PROMPT: Exactly retype the lines from the top of the data through the line containing "import plotly.graph_objects as go", leaving out every picture.

--- Begin STORED DATA ---

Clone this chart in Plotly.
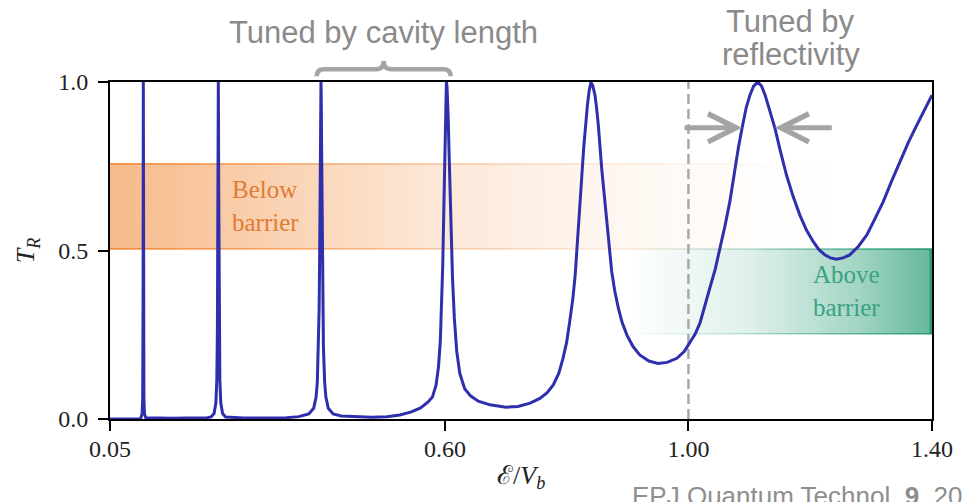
import numpy as np
import plotly.graph_objects as go

# Resonant transmission T_R against normalised energy E/V_b
energy = [
    0.050, 0.100, 0.1007, 0.1027, 0.1037, 0.1041, 0.1044, 0.1047, 0.1050, 0.1053, 0.1057, 0.1067, 0.1087,
    0.150, 0.190, 0.210,
    0.2159, 0.2209, 0.2239, 0.2254, 0.2264, 0.2269, 0.2273, 0.2276, 0.2279, 0.2282, 0.2285, 0.2289,
    0.2294, 0.2304, 0.2319, 0.2349, 0.2399,
    0.270, 0.310, 0.340, 0.360, 0.372,
    0.3765, 0.3845, 0.3885, 0.3905, 0.3925, 0.3935, 0.3945, 0.3950, 0.3955, 0.3960, 0.3965, 0.3970,
    0.3975, 0.3980, 0.3985, 0.3995, 0.4005, 0.4025, 0.4045, 0.4085, 0.4165,
    0.430, 0.455, 0.480, 0.505, 0.526, 0.545, 0.560, 0.572,
    0.5795, 0.5855, 0.5895, 0.5925, 0.5945, 0.5965, 0.5980, 0.5995, 0.6005, 0.6015, 0.6025,
    0.6035, 0.6045, 0.6055, 0.6070, 0.6085, 0.6105, 0.6125, 0.6155, 0.6195, 0.6245, 0.6325, 0.6425,
    0.655, 0.674, 0.700, 0.720, 0.740, 0.756, 0.768, 0.778, 0.787, 0.794, 0.800, 0.805, 0.810, 0.814,
    0.819, 0.822, 0.825, 0.828, 0.831, 0.834, 0.837, 0.840, 0.843, 0.8465, 0.849, 0.852, 0.8575,
    0.862, 0.866, 0.870, 0.874, 0.879, 0.885, 0.891, 0.899, 0.909, 0.920, 0.935, 0.950, 0.965,
    0.981, 0.993, 1.003, 1.011, 1.019, 1.027, 1.035, 1.044, 1.052, 1.060, 1.068, 1.076, 1.082,
    1.088, 1.095, 1.101, 1.107, 1.114, 1.120, 1.126, 1.134, 1.142, 1.151, 1.161, 1.172, 1.183,
    1.194, 1.205, 1.214, 1.224, 1.233, 1.243, 1.254, 1.265, 1.279, 1.293, 1.306, 1.320, 1.333,
    1.347, 1.361, 1.375, 1.388, 1.400,
]
transmission = [
    0.000, 0.001, 0.004, 0.015, 0.059, 0.148, 0.410, 1.000, 0.410, 0.148, 0.059, 0.015, 0.004,
    0.002, 0.003, 0.004,
    0.006, 0.016, 0.048, 0.115, 0.265, 0.447, 0.690, 0.900, 1.000, 0.900, 0.690, 0.447,
    0.265, 0.115, 0.048, 0.016, 0.006,
    0.003, 0.003, 0.004, 0.007, 0.012,
    0.015, 0.032, 0.066, 0.110, 0.216, 0.329, 0.524, 0.662, 0.815, 0.946, 1.000, 0.946,
    0.815, 0.662, 0.524, 0.329, 0.216, 0.110, 0.066, 0.032, 0.015,
    0.009, 0.006, 0.005, 0.007, 0.012, 0.021, 0.033, 0.050,
    0.065, 0.100, 0.155, 0.232, 0.321, 0.457, 0.599, 0.771, 0.883, 0.968, 1.000,
    0.986, 0.948, 0.889, 0.781, 0.667, 0.530, 0.419, 0.300, 0.200, 0.135, 0.090, 0.068,
    0.053, 0.042, 0.035, 0.037, 0.047, 0.061, 0.078, 0.101, 0.135, 0.180, 0.228, 0.289, 0.355, 0.427,
    0.576, 0.650, 0.724, 0.805, 0.872, 0.930, 0.975, 1.000, 0.988, 0.961, 0.925, 0.872, 0.744,
    0.655, 0.576, 0.503, 0.437, 0.380, 0.328, 0.287, 0.249, 0.215, 0.190, 0.172, 0.165, 0.168,
    0.180, 0.200, 0.229, 0.252, 0.285, 0.333, 0.388, 0.445, 0.505, 0.573, 0.645, 0.740, 0.805,
    0.863, 0.925, 0.961, 0.988, 1.000, 0.988, 0.961, 0.915, 0.863, 0.795, 0.724, 0.660, 0.605,
    0.560, 0.526, 0.503, 0.487, 0.478, 0.474, 0.478, 0.487, 0.512, 0.546, 0.593, 0.645, 0.703,
    0.763, 0.820, 0.872, 0.918, 0.961,
]

x_ticks = [0.05, 0.60, 1.00, 1.40]
x_tick_text = ["0.05", "0.60", "1.00", "1.40"]
y_ticks = [0.0, 0.5, 1.0]
y_tick_text = ["0.0", "0.5", "1.0"]

barrier_energy = 1.00          # E = V_b
below_band = [0.505, 0.757]    # T_R span of the below-barrier band
above_band = [0.253, 0.504]    # T_R span of the above-barrier band
width_level = 0.864            # T_R level at which the peak width is marked

x_range = [0.05, 1.40]

E = np.array(energy)
T = np.array(transmission)

# full-transmission resonances
peaks = E[T >= 0.999]

SERIF = "Liberation Serif"
SANS = "Liberation Sans"
GREY = "#A4A4A4"
TEXT_GREY = "#8A8A8A"
CURVE = "#2F2FAE"
INK = "#222222"


def band(x0, x1, y0, y1, stops, rgb):
    scale = [[s, f"rgba({rgb},{a})"] for s, a in stops]
    return go.Scatter(
        x=[x0, x1, x1, x0, x0], y=[y0, y0, y1, y1, y0],
        mode="none", fill="toself",
        fillgradient=dict(type="horizontal", colorscale=scale, start=x0, stop=x1),
        hoverinfo="skip", showlegend=False,
    )


ORANGE = "240,128,40"
TEAL = "40,156,118"
orange_stops = [(0, 0.55), (0.22, 0.36), (0.46, 0.18), (0.67, 0.07), (0.87, 0.02), (1, 0.0)]
orange_edge = [(0, 0.85), (0.22, 0.6), (0.46, 0.35), (0.67, 0.15), (0.87, 0.04), (1, 0.0)]
teal_stops = [(0, 0.0), (0.4, 0.15), (0.75, 0.42), (1, 0.72)]
teal_edge = [(0, 0.0), (0.4, 0.3), (0.75, 0.7), (1, 1.0)]

edge = 0.0025
fig = go.Figure()
fig.add_trace(band(x_range[0], 1.25, below_band[0], below_band[1], orange_stops, ORANGE))
for yb in below_band:
    fig.add_trace(band(x_range[0], 1.25, yb - edge, yb + edge, orange_edge, ORANGE))
fig.add_trace(band(0.90, x_range[1], above_band[0], above_band[1], teal_stops, TEAL))
for yb in above_band:
    fig.add_trace(band(0.90, x_range[1], yb - edge, yb + edge, teal_edge, TEAL))
fig.add_trace(band(x_range[1] - 0.004, x_range[1], above_band[0], above_band[1],
                   [(0, 1.0), (1, 1.0)], TEAL))

# barrier height
fig.add_trace(go.Scatter(
    x=[barrier_energy, barrier_energy], y=[0, 1], mode="lines",
    line=dict(color="#A9A9A9", width=2.5, dash="10px,5px"),
    hoverinfo="skip", showlegend=False,
))

# transmission curve
fig.add_trace(go.Scatter(
    x=energy, y=transmission, mode="lines",
    line=dict(color=CURVE, width=3),
    hoverinfo="skip", showlegend=False,
))

annotations = []

# brace over the two cavity-length resonances
span = x_range[1] - x_range[0]
to_paper = lambda x: (x - x_range[0]) / span
xl = to_paper(peaks[2] - 0.007)
xr = to_paper(peaks[3] + 0.007)
xm = 0.5 * (xl + xr)
r = 0.012 / span
y_end, y_bar, y_tip = 1.017, 1.038, 1.062
brace = (f"M {xl},{y_end} Q {xl},{y_bar} {xl + r},{y_bar} L {xm - r},{y_bar} "
         f"Q {xm},{y_bar} {xm},{y_tip} Q {xm},{y_bar} {xm + r},{y_bar} "
         f"L {xr - r},{y_bar} Q {xr},{y_bar} {xr},{y_end}")
shapes = [dict(type="path", path=brace, xref="paper", yref="paper",
               line=dict(color=GREY, width=4.5))]

annotations.append(dict(
    text="Tuned by cavity length", xref="paper", yref="paper",
    x=xm, y=1.146, xanchor="center", yanchor="middle", showarrow=False,
    font=dict(family=SANS, size=31, color=TEXT_GREY),
))

# arrows marking the width of the resonance above the barrier
top = peaks[-1]
rise = (E < top) & (E > barrier_energy)
left_tip = np.interp(width_level, T[rise], E[rise])
fall = (E > top) & (E < 1.25)
right_tip = np.interp(width_level, T[fall][::-1], E[fall][::-1])
for tip, tail in [(left_tip, left_tip - 0.097), (right_tip, right_tip + 0.096)]:
    annotations.append(dict(
        x=tip, y=width_level, ax=tail, ay=width_level,
        xref="x", yref="y", axref="x", ayref="y",
        text="", showarrow=True, arrowhead=5, arrowsize=1.1, arrowwidth=5,
        arrowcolor=GREY, standoff=0,
    ))

annotations.append(dict(
    text="Tuned by", xref="x", yref="paper", x=1.168, y=1.180,
    xanchor="center", yanchor="middle", showarrow=False,
    font=dict(family=SANS, size=31, color=TEXT_GREY),
))
annotations.append(dict(
    text="reflectivity", xref="x", yref="paper", x=1.168, y=1.081,
    xanchor="center", yanchor="middle", showarrow=False,
    font=dict(family=SANS, size=31, color=TEXT_GREY),
))

annotations.append(dict(
    text="Below<br>barrier", xref="x", yref="y", x=0.247,
    y=0.5 * (below_band[0] + below_band[1]),
    xanchor="left", yanchor="middle", align="left", showarrow=False,
    font=dict(family=SERIF, size=25, color="#E07B35"),
))
annotations.append(dict(
    text="Above<br>barrier", xref="x", yref="y", x=1.202,
    y=0.5 * (above_band[0] + above_band[1]),
    xanchor="left", yanchor="middle", align="left", showarrow=False,
    font=dict(family=SERIF, size=25, color="#3AA282"),
))

# x-axis title, placed directly below the tick labels
annotations.append(dict(
    text="ℰ/<i>V</i><sub><i>b</i></sub>", xref="paper", yref="paper",
    x=0.5, y=-0.172, xanchor="center", yanchor="middle", showarrow=False,
    font=dict(family=SERIF, size=26, color=INK),
))

annotations.append(dict(
    text="EPJ Quantum Technol. <b>9</b>, 20", xref="paper", yref="paper",
    x=0.633, y=-0.178, xanchor="left", yanchor="top", showarrow=False,
    font=dict(family=SANS, size=26, color="#8E8E8E"),
))

axis_common = dict(
    showline=True, linecolor="black", linewidth=2, mirror=True,
    ticks="outside", ticklen=10, tickwidth=2, tickcolor="black",
    showgrid=False, zeroline=False, automargin=False,
    tickfont=dict(family=SERIF, size=24, color=INK),
)

fig.update_layout(
    width=974, height=502,
    margin=dict(l=110, r=42, t=82, b=83, autoexpand=False),
    paper_bgcolor="white", plot_bgcolor="white",
    showlegend=False,
    xaxis=dict(
        range=x_range, tickvals=x_ticks, ticktext=x_tick_text,
        ticklabelstandoff=-3,
        **axis_common,
    ),
    yaxis=dict(
        range=[0, 1], tickvals=y_ticks, ticktext=y_tick_text,
        ticklabelstandoff=5,
        title=dict(text="<i>T</i><sub><i>R</i></sub>", standoff=16,
                   font=dict(family=SERIF, size=26, color=INK)),
        **axis_common,
    ),
    annotations=annotations,
    shapes=shapes,
)

fig.write_html("out.html")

--- End STORED DATA ---

THE REPLY:
Clone this chart in Plotly.
import numpy as np
import plotly.graph_objects as go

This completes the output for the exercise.